Today we’d like to look at how students describe their best and worst academic experiences.
Now, you might think that these two things are pretty similar: one being the obverse of the other. Good profs = best experience, bad profs = worst experience, etc. But it turns out it’s not quite so simple.
Take technology and facilities, for instance. Students almost never cite great tech as being part of their best experience; they do, however, routinely describe bad tech as being a “worst experience.” They never describe a well-organized course or professor as a positive experience, but they regularly describe it as a worst experience.
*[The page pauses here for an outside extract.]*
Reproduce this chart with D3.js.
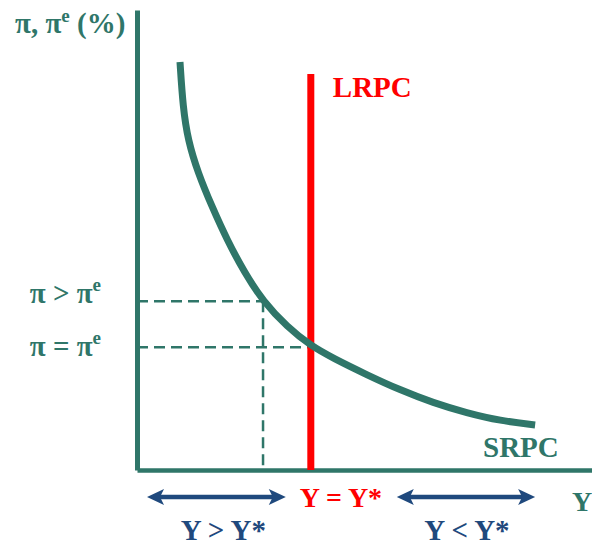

When students talk about what made their experience at university so great, they tend to describe things like personal and intellectual growth and forming relationships (both with other students and professors). When they talk about worst experiences, they often talk about particular episodes or incidents. In other words, the good stuff takes months or years to build, the bad stuff is quicker and more transactional.
It’s an old rule of customer service – a positive reputation can take a long time to cultivate, but a bad reputation can be gained in a minute. Turns out it’s the same thing in higher education. It’s a lesson that we should all take to heart.
Could’t agree more Alex. The best student esperiences are defnitely the result of positive personal contact between students and those of us who work on their behalf at colleges and universities. Even with all the new technologies, social media and the rest, we must never loose sight of this.